-- Start of Information shown --

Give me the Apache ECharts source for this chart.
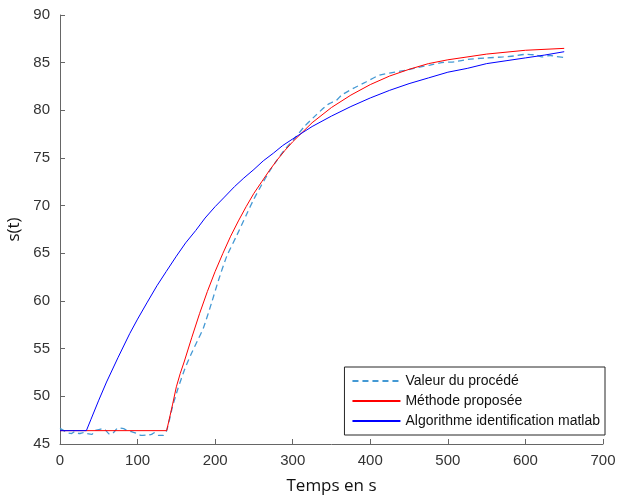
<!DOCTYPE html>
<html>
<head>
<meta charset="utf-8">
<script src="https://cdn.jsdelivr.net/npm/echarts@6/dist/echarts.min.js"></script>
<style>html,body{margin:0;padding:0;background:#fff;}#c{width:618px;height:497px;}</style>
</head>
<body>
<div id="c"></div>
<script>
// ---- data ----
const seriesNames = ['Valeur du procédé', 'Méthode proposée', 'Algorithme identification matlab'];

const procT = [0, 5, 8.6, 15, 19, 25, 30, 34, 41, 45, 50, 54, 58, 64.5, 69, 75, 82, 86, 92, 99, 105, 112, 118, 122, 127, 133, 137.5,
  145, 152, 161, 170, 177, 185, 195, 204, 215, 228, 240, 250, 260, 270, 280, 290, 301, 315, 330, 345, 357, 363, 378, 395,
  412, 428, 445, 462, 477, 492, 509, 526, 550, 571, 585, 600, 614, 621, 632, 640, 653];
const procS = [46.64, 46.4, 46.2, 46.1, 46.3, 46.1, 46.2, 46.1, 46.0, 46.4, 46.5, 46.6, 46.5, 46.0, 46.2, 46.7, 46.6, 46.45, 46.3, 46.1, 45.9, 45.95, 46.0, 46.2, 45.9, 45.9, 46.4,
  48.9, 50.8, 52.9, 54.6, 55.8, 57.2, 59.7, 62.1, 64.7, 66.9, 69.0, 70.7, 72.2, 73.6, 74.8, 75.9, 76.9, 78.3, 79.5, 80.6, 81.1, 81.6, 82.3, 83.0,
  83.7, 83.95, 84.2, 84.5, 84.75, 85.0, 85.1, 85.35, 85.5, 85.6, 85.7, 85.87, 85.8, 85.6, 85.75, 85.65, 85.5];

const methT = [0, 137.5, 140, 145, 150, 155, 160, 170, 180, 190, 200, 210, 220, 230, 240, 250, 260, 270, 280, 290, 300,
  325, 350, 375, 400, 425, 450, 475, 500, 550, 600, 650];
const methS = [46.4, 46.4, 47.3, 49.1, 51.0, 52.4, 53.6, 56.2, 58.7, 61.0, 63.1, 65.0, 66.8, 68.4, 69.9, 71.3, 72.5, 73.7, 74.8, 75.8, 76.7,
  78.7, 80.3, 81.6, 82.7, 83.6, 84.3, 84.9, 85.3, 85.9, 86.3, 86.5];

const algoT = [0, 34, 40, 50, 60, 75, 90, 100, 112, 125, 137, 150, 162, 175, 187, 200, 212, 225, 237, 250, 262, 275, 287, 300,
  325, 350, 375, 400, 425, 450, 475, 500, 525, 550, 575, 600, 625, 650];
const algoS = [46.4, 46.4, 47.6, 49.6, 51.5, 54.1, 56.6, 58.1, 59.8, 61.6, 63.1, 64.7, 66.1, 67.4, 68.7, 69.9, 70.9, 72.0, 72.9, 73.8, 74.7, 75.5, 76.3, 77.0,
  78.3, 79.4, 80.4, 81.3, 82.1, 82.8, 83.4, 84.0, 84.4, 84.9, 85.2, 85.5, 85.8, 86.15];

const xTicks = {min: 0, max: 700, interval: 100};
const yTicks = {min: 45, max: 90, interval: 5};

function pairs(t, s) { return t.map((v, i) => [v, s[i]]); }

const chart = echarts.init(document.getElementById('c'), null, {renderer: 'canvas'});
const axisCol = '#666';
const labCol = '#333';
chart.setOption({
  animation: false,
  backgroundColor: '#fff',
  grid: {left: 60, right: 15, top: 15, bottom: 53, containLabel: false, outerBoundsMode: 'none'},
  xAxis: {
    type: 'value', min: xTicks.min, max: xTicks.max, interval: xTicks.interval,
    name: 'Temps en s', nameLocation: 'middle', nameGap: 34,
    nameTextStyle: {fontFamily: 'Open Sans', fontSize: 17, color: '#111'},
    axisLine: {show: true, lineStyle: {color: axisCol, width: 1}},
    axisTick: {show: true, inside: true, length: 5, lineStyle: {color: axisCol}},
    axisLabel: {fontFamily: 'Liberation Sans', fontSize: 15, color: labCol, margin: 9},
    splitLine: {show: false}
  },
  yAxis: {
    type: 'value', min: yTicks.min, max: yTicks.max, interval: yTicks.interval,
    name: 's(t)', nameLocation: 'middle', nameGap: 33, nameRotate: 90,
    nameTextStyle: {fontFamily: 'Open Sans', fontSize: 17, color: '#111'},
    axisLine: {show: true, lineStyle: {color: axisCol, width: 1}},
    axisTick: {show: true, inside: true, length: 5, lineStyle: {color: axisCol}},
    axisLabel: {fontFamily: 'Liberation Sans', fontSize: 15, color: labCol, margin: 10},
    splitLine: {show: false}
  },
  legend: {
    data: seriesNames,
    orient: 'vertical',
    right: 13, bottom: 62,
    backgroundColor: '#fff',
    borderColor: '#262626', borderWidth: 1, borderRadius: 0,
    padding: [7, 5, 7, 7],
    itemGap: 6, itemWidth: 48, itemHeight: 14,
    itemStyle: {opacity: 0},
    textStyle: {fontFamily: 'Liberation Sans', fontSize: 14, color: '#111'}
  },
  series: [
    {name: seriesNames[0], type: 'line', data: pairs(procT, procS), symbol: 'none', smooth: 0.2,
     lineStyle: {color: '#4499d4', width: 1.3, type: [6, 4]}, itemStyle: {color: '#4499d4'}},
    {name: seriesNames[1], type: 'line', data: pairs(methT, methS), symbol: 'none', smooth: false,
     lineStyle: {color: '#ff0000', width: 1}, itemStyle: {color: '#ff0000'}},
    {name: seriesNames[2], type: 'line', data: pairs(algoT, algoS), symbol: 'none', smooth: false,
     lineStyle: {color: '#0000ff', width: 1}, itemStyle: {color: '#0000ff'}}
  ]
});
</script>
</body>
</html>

-- End of Information shown --

Instruction: Print out the material word for word, omitting the pictures.

Solved problem:
Give me the Apache ECharts source for this chart.
<!DOCTYPE html>
<html>
<head>
<meta charset="utf-8">
<script src="https://cdn.jsdelivr.net/npm/echarts@6/dist/echarts.min.js"></script>
<style>html,body{margin:0;padding:0;background:#fff;}#c{width:618px;height:497px;}</style>
</head>
<body>
<div id="c"></div>
<script>
// ---- data ----
const seriesNames = ['Valeur du procédé', 'Méthode proposée', 'Algorithme identification matlab'];

const procT = [0, 5, 8.6, 15, 19, 25, 30, 34, 41, 45, 50, 54, 58, 64.5, 69, 75, 82, 86, 92, 99, 105, 112, 118, 122, 127, 133, 137.5,
  145, 152, 161, 170, 177, 185, 195, 204, 215, 228, 240, 250, 260, 270, 280, 290, 301, 315, 330, 345, 357, 363, 378, 395,
  412, 428, 445, 462, 477, 492, 509, 526, 550, 571, 585, 600, 614, 621, 632, 640, 653];
const procS = [46.64, 46.4, 46.2, 46.1, 46.3, 46.1, 46.2, 46.1, 46.0, 46.4, 46.5, 46.6, 46.5, 46.0, 46.2, 46.7, 46.6, 46.45, 46.3, 46.1, 45.9, 45.95, 46.0, 46.2, 45.9, 45.9, 46.4,
  48.9, 50.8, 52.9, 54.6, 55.8, 57.2, 59.7, 62.1, 64.7, 66.9, 69.0, 70.7, 72.2, 73.6, 74.8, 75.9, 76.9, 78.3, 79.5, 80.6, 81.1, 81.6, 82.3, 83.0,
  83.7, 83.95, 84.2, 84.5, 84.75, 85.0, 85.1, 85.35, 85.5, 85.6, 85.7, 85.87, 85.8, 85.6, 85.75, 85.65, 85.5];

const methT = [0, 137.5, 140, 145, 150, 155, 160, 170, 180, 190, 200, 210, 220, 230, 240, 250, 260, 270, 280, 290, 300,
  325, 350, 375, 400, 425, 450, 475, 500, 550, 600, 650];
const methS = [46.4, 46.4, 47.3, 49.1, 51.0, 52.4, 53.6, 56.2, 58.7, 61.0, 63.1, 65.0, 66.8, 68.4, 69.9, 71.3, 72.5, 73.7, 74.8, 75.8, 76.7,
  78.7, 80.3, 81.6, 82.7, 83.6, 84.3, 84.9, 85.3, 85.9, 86.3, 86.5];

const algoT = [0, 34, 40, 50, 60, 75, 90, 100, 112, 125, 137, 150, 162, 175, 187, 200, 212, 225, 237, 250, 262, 275, 287, 300,
  325, 350, 375, 400, 425, 450, 475, 500, 525, 550, 575, 600, 625, 650];
const algoS = [46.4, 46.4, 47.6, 49.6, 51.5, 54.1, 56.6, 58.1, 59.8, 61.6, 63.1, 64.7, 66.1, 67.4, 68.7, 69.9, 70.9, 72.0, 72.9, 73.8, 74.7, 75.5, 76.3, 77.0,
  78.3, 79.4, 80.4, 81.3, 82.1, 82.8, 83.4, 84.0, 84.4, 84.9, 85.2, 85.5, 85.8, 86.15];

const xTicks = {min: 0, max: 700, interval: 100};
const yTicks = {min: 45, max: 90, interval: 5};

function pairs(t, s) { return t.map((v, i) => [v, s[i]]); }

const chart = echarts.init(document.getElementById('c'), null, {renderer: 'canvas'});
const axisCol = '#666';
const labCol = '#333';
chart.setOption({
  animation: false,
  backgroundColor: '#fff',
  grid: {left: 60, right: 15, top: 15, bottom: 53, containLabel: false, outerBoundsMode: 'none'},
  xAxis: {
    type: 'value', min: xTicks.min, max: xTicks.max, interval: xTicks.interval,
    name: 'Temps en s', nameLocation: 'middle', nameGap: 34,
    nameTextStyle: {fontFamily: 'Open Sans', fontSize: 17, color: '#111'},
    axisLine: {show: true, lineStyle: {color: axisCol, width: 1}},
    axisTick: {show: true, inside: true, length: 5, lineStyle: {color: axisCol}},
    axisLabel: {fontFamily: 'Liberation Sans', fontSize: 15, color: labCol, margin: 9},
    splitLine: {show: false}
  },
  yAxis: {
    type: 'value', min: yTicks.min, max: yTicks.max, interval: yTicks.interval,
    name: 's(t)', nameLocation: 'middle', nameGap: 33, nameRotate: 90,
    nameTextStyle: {fontFamily: 'Open Sans', fontSize: 17, color: '#111'},
    axisLine: {show: true, lineStyle: {color: axisCol, width: 1}},
    axisTick: {show: true, inside: true, length: 5, lineStyle: {color: axisCol}},
    axisLabel: {fontFamily: 'Liberation Sans', fontSize: 15, color: labCol, margin: 10},
    splitLine: {show: false}
  },
  legend: {
    data: seriesNames,
    orient: 'vertical',
    right: 13, bottom: 62,
    backgroundColor: '#fff',
    borderColor: '#262626', borderWidth: 1, borderRadius: 0,
    padding: [7, 5, 7, 7],
    itemGap: 6, itemWidth: 48, itemHeight: 14,
    itemStyle: {opacity: 0},
    textStyle: {fontFamily: 'Liberation Sans', fontSize: 14, color: '#111'}
  },
  series: [
    {name: seriesNames[0], type: 'line', data: pairs(procT, procS), symbol: 'none', smooth: 0.2,
     lineStyle: {color: '#4499d4', width: 1.3, type: [6, 4]}, itemStyle: {color: '#4499d4'}},
    {name: seriesNames[1], type: 'line', data: pairs(methT, methS), symbol: 'none', smooth: false,
     lineStyle: {color: '#ff0000', width: 1}, itemStyle: {color: '#ff0000'}},
    {name: seriesNames[2], type: 'line', data: pairs(algoT, algoS), symbol: 'none', smooth: false,
     lineStyle: {color: '#0000ff', width: 1}, itemStyle: {color: '#0000ff'}}
  ]
});
</script>
</body>
</html>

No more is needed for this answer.